Waduh... Biaya Proyek Kereta Cepat Bengkak Rp26,9 Triliun, Padahal Dulu Dianggap Lebih Murah dari Jepang

Waduh... Biaya Proyek Kereta Cepat Bengkak Rp26,9 Triliun, Padahal Dulu Dianggap Lebih Murah dari Jepang

Radartasik.com, JAKARTA - Proyek Kereta Cepat Jakarta—Bandung mengalami pembengkakan biaya proyek mencapai USD 1,9 miliar atau sekitar Rp26,9 triliun. Jika ditotal dengan biaya saat ini, proyek kerja sama Indonesia-Tiongkok itu menembus USD 7,97 miliar atau mencapai Rp113 triliun. Angka tersebut justru lebih besar dari biaya yang ditawarkan Jepang untuk menggarap proyek tersebut yaitu sebesar USD6,2 miliar.

Wakil Menteri BUMN Kartika Wirjoatmodjo menjelaskan, penyebab kerugian tersebut karena keterlambatan pembebasan lahan, perencanaan yang terlalu optimistis, dan kurang kuatnya manajemen proyek. Pembengkakan estimasi biaya pembangunan juga sudah terjadi pada 2016 saat revisi jarak tengah antar rel ganda membuat biaya megaproyek kereta cepat itu menelan biaya lebih dari USD 5,135 miliar.

Direktur Keuangan dan Manajemen Risiko KAI Salusra Wijaya menjelaskan, awalnya biaya proyek mencapai USD 6,07 miliar atau sekitar Rp 85 triliun. Kemudian, di tengah jalan ada kemungkinan biaya membengkak setelah peninjauan konsultan PT Konsorsium Kereta Cepat Indonesia-China (KCIC) selaku pemilik proyek dilakukan.

”Awalnya USD 6,07 miliar tadi perkiraannya berkembang menjadi USD 8,6 miliar waktu itu diestimasi pada November 2020 oleh konsultan dari KCIC,” ujar Salusra Wijaya dalam rapat kerja dengan Komisi VI DPR, Rabu (01/09).

Menurut dia, penyebab pembengkakan biaya proyek tersebut diketahui pada September 2020 ketika mengalami keterlambatan. Selain itu, juga mengalami kendala pembebasan lahan. Karena itu pemerintah meminta KCIC untuk melakukan peninjauan ulang.

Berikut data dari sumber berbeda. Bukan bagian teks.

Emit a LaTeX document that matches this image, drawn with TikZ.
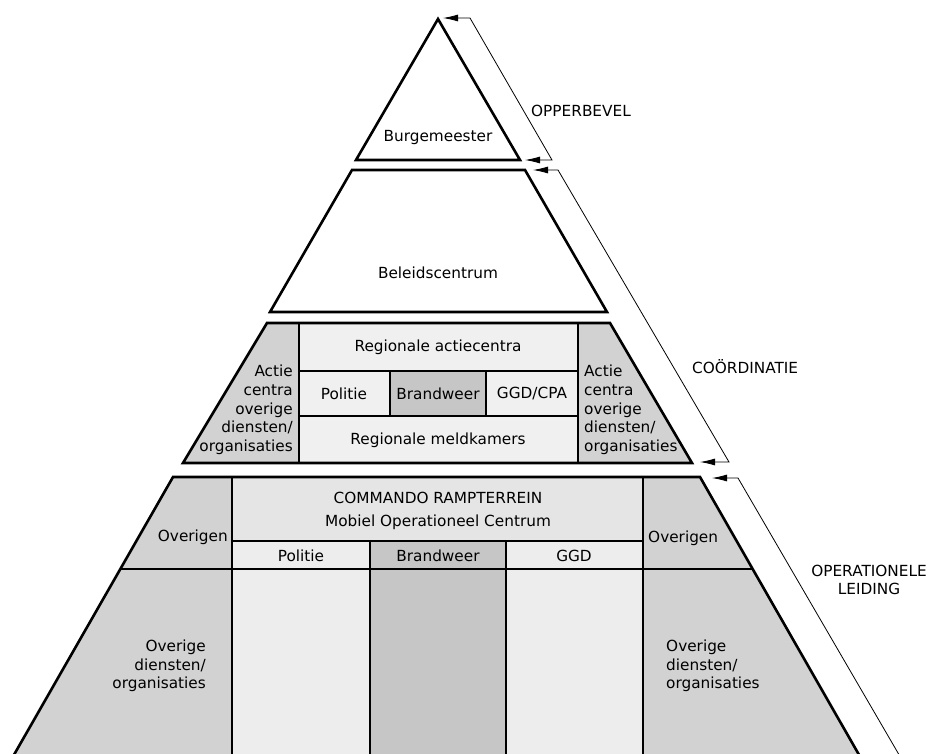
\documentclass[tikz,border=0pt]{standalone}
\usepackage{fontspec}
\setmainfont{DejaVu Sans}
\usetikzlibrary{arrows.meta, positioning}
\begin{document}
\begin{tikzpicture}[x=1pt, y=-1pt, >={Latex[length=15pt, width=7pt]},
            outline/.style={line width=2.6pt, line join=miter},
            divider/.style={line width=1.5pt},
            bracket/.style={line width=0.8pt},
            txt/.style={font=\fontsize{15.3}{18.75}\selectfont, inner sep=0pt}]

            \useasboundingbox (0,0) rectangle (931,753);

            \coordinate (apex) at (438,19);
            \coordinate (bgL) at (356,160);
            \coordinate (bgR) at (520,160);
            \coordinate (bcTL) at (352,170);
            \coordinate (bcTR) at (525,170);
            \coordinate (bcBL) at (270,312);
            \coordinate (bcBR) at (607,312);
            \coordinate (coTL) at (267,323);
            \coordinate (coTR) at (610,323);
            \coordinate (coBL) at (183,463);
            \coordinate (coBR) at (692,463);
            \coordinate (opTL) at (173,477);
            \coordinate (opTR) at (700,477);
            \coordinate (opBL) at (11,760);
            \coordinate (opBR) at (862,760);

            \fill[gray!35] (coTL) -- (299,323) -- (299,463) -- (coBL) -- cycle;
            \fill[gray!35] (578,323) -- (coTR) -- (coBR) -- (578,463) -- cycle;
            \fill[gray!12] (299,323) rectangle (578,463);
            \fill[gray!45] (390,371) rectangle (486,416);

            \fill[gray!35] (opTL) -- (232,477) -- (232,760) -- (opBL) -- cycle;
            \fill[gray!35] (643,477) -- (opTR) -- (opBR) -- (643,760) -- cycle;
            \fill[gray!20] (232,477) rectangle (643,541);
            \fill[gray!14] (232,541) rectangle (643,760);
            \fill[gray!45] (370,541) rectangle (506,760);

            \draw[divider] (299,323) -- (299,463);
            \draw[divider] (578,323) -- (578,463);
            \draw[divider] (299,371) -- (578,371);
            \draw[divider] (299,416) -- (578,416);
            \draw[divider] (390,371) -- (390,416);
            \draw[divider] (486,371) -- (486,416);

            \draw[divider] (232,477) -- (232,760);
            \draw[divider] (643,477) -- (643,760);
            \draw[divider] (232,541) -- (643,541);
            \draw[divider] (120,569) -- (753,569);
            \draw[divider] (370,541) -- (370,760);
            \draw[divider] (506,541) -- (506,760);

            \draw[outline] (apex) -- (bgR) -- (bgL) -- cycle;
            \draw[outline] (bcTL) -- (bcTR) -- (bcBR) -- (bcBL) -- cycle;
            \draw[outline] (coTL) -- (coTR) -- (coBR) -- (coBL) -- cycle;
            \draw[outline] (opBL) -- (opTL) -- (opTR) -- (opBR);

            \node[txt] (burg) at (438,138) {Burgemeester};
            \node[txt] (beleid) at (438,273) {Beleidscentrum};
            \node[txt] (rac) at (438,347) {Regionale actiecentra};
            \node[txt] (coPol) at (344,394) {Politie};
            \node[txt] (coBrw) at (438,394) {Brandweer};
            \node[txt] (coGgd) at (532,394) {GGD/CPA};
            \node[txt] (rmk) at (438,440) {Regionale meldkamers};
            \node[txt, anchor=east, align=right] (coLeft) at (293,410) {Actie\\centra\\overige\\diensten/\\organisaties};
            \node[txt, anchor=west, align=left] (coRight) at (584,410) {Actie\\centra\\overige\\diensten/\\organisaties};

            \node[txt] (cmd) at (438,498) {COMMANDO RAMPTERREIN};
            \node[txt] (moc) at (438,522) {Mobiel Operationeel Centrum};
            \node[txt] (opPol) at (301,556) {Politie};
            \node[txt] (opBrw) at (438,556) {Brandweer};
            \node[txt] (opGgd) at (574,556) {GGD};
            \node[txt, anchor=east] (ovLeft) at (228,537) {Overigen};
            \node[txt, anchor=west] (ovRight) at (648,538) {Overigen};
            \node[txt, anchor=east, align=right] (odLeft) at (206,666) {Overige\\diensten/\\organisaties};
            \node[txt, anchor=west, align=left] (odRight) at (666,666) {Overige\\diensten/\\organisaties};

            \node[txt, anchor=west] (opb) at (531,111) {OPPERBEVEL};
            \node[txt, anchor=west] (coo) at (692,367) {COÖRDINATIE};
            \node[txt, align=center] (opl) at (869,580) {OPERATIONELE\\LEIDING};

            \coordinate (opbA) at (443,18);
            \coordinate (opbTop) at (470,18);
            \coordinate (opbBot) at (552,160);
            \coordinate (opbB) at (525,160);
            \coordinate (cooA) at (533,170);
            \coordinate (cooTop) at (558,170);
            \coordinate (cooBot) at (729,462);
            \coordinate (cooB) at (700,462);
            \coordinate (oplA) at (712,478);
            \coordinate (oplTop) at (738,478);
            \coordinate (oplBot) at (905,765);

            \draw[<->, bracket] (opbA) -- (opbTop) -- (opbBot) -- (opbB);
            \draw[<->, bracket] (cooA) -- (cooTop) -- (cooBot) -- (cooB);
            \draw[<-, bracket] (oplA) -- (oplTop) -- (oplBot);
        \end{tikzpicture}
\end{document}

Kemudian, lanjut dia, setelah hasil peninjauan pada November 2020, pada peninjauan ulang yang pertama, pembengkakan biaya proyek tercatat mencapai USD 2,5 miliar atau totalnya menjadi USD 8,6 miliar.


Alasan Lebih Pilih Tiongkok Ketimbang Jepang
Pembangunan proyek tersebut dimulai setelah pemerintah memutuskan bermitra dengan Tiongkok dibandingkan dengan Jepang. Terpilihnya Tiongkok berdasar beberapa hal yang dianggap lebih menguntungkan dibandingkan bermitra dengan Jepang.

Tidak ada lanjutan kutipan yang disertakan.